WHAT IS ASKED:
Copy the data exactly; pictures stay out of the copy.

#### DATA SEGMENT ####

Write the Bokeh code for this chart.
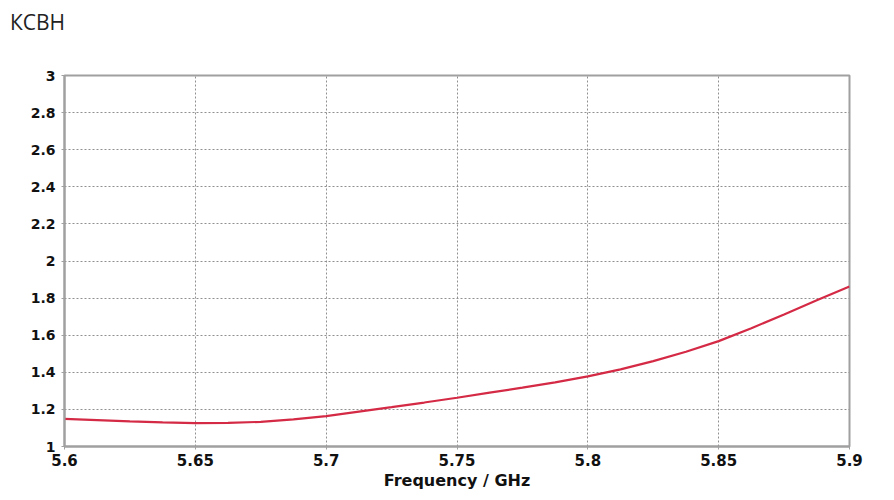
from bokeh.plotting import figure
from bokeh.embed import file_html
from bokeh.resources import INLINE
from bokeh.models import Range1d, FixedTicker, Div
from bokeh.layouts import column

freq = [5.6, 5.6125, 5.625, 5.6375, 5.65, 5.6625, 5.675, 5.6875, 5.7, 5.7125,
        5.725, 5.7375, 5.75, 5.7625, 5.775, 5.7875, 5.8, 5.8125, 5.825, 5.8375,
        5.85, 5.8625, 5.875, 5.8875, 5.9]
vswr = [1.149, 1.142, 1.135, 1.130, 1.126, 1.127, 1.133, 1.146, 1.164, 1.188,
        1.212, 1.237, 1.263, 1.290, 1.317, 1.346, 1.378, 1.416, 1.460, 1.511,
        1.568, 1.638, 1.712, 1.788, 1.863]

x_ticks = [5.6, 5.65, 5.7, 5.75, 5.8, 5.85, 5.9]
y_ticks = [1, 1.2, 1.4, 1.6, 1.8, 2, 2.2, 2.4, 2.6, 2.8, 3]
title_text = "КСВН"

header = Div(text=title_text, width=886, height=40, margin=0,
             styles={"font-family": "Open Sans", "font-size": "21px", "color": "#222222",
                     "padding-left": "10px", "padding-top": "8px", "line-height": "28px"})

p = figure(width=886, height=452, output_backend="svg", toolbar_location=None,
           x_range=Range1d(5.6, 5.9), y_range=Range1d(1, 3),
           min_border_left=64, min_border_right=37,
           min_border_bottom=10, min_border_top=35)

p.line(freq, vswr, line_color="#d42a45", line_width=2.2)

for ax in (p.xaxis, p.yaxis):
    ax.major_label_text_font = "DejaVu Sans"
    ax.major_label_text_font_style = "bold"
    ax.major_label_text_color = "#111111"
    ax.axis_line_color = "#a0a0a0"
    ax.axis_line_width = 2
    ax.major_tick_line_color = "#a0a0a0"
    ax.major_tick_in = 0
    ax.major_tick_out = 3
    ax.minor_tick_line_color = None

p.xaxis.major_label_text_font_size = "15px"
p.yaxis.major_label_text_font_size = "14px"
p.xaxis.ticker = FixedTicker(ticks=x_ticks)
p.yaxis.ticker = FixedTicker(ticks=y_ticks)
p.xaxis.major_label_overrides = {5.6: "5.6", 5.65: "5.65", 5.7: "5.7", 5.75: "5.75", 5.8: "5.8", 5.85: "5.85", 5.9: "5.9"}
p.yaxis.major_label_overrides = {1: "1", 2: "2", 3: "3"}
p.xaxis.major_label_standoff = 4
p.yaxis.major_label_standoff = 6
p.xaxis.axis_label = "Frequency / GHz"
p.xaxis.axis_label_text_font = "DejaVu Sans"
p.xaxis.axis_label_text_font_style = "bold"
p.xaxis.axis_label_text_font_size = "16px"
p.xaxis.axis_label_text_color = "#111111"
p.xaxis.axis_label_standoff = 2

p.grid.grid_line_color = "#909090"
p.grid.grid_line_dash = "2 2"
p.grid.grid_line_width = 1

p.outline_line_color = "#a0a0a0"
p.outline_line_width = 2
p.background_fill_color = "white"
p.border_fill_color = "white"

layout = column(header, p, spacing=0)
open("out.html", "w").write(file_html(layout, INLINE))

####

EXERCISE RESPONSE:
Write the Bokeh code for this chart.
from bokeh.plotting import figure
from bokeh.embed import file_html
from bokeh.resources import INLINE
from bokeh.models import Range1d, FixedTicker, Div
from bokeh.layouts import column

freq = [5.6, 5.6125, 5.625, 5.6375, 5.65, 5.6625, 5.675, 5.6875, 5.7, 5.7125,
        5.725, 5.7375, 5.75, 5.7625, 5.775, 5.7875, 5.8, 5.8125, 5.825, 5.8375,
        5.85, 5.8625, 5.875, 5.8875, 5.9]
vswr = [1.149, 1.142, 1.135, 1.130, 1.126, 1.127, 1.133, 1.146, 1.164, 1.188,
        1.212, 1.237, 1.263, 1.290, 1.317, 1.346, 1.378, 1.416, 1.460, 1.511,
        1.568, 1.638, 1.712, 1.788, 1.863]

x_ticks = [5.6, 5.65, 5.7, 5.75, 5.8, 5.85, 5.9]
y_ticks = [1, 1.2, 1.4, 1.6, 1.8, 2, 2.2, 2.4, 2.6, 2.8, 3]
title_text = "КСВН"

header = Div(text=title_text, width=886, height=40, margin=0,
             styles={"font-family": "Open Sans", "font-size": "21px", "color": "#222222",
                     "padding-left": "10px", "padding-top": "8px", "line-height": "28px"})

p = figure(width=886, height=452, output_backend="svg", toolbar_location=None,
           x_range=Range1d(5.6, 5.9), y_range=Range1d(1, 3),
           min_border_left=64, min_border_right=37,
           min_border_bottom=10, min_border_top=35)

p.line(freq, vswr, line_color="#d42a45", line_width=2.2)

for ax in (p.xaxis, p.yaxis):
    ax.major_label_text_font = "DejaVu Sans"
    ax.major_label_text_font_style = "bold"
    ax.major_label_text_color = "#111111"
    ax.axis_line_color = "#a0a0a0"
    ax.axis_line_width = 2
    ax.major_tick_line_color = "#a0a0a0"
    ax.major_tick_in = 0
    ax.major_tick_out = 3
    ax.minor_tick_line_color = None

p.xaxis.major_label_text_font_size = "15px"
p.yaxis.major_label_text_font_size = "14px"
p.xaxis.ticker = FixedTicker(ticks=x_ticks)
p.yaxis.ticker = FixedTicker(ticks=y_ticks)
p.xaxis.major_label_overrides = {5.6: "5.6", 5.65: "5.65", 5.7: "5.7", 5.75: "5.75", 5.8: "5.8", 5.85: "5.85", 5.9: "5.9"}
p.yaxis.major_label_overrides = {1: "1", 2: "2", 3: "3"}
p.xaxis.major_label_standoff = 4
p.yaxis.major_label_standoff = 6
p.xaxis.axis_label = "Frequency / GHz"
p.xaxis.axis_label_text_font = "DejaVu Sans"
p.xaxis.axis_label_text_font_style = "bold"
p.xaxis.axis_label_text_font_size = "16px"
p.xaxis.axis_label_text_color = "#111111"
p.xaxis.axis_label_standoff = 2

p.grid.grid_line_color = "#909090"
p.grid.grid_line_dash = "2 2"
p.grid.grid_line_width = 1

p.outline_line_color = "#a0a0a0"
p.outline_line_width = 2
p.background_fill_color = "white"
p.border_fill_color = "white"

layout = column(header, p, spacing=0)
open("out.html", "w").write(file_html(layout, INLINE))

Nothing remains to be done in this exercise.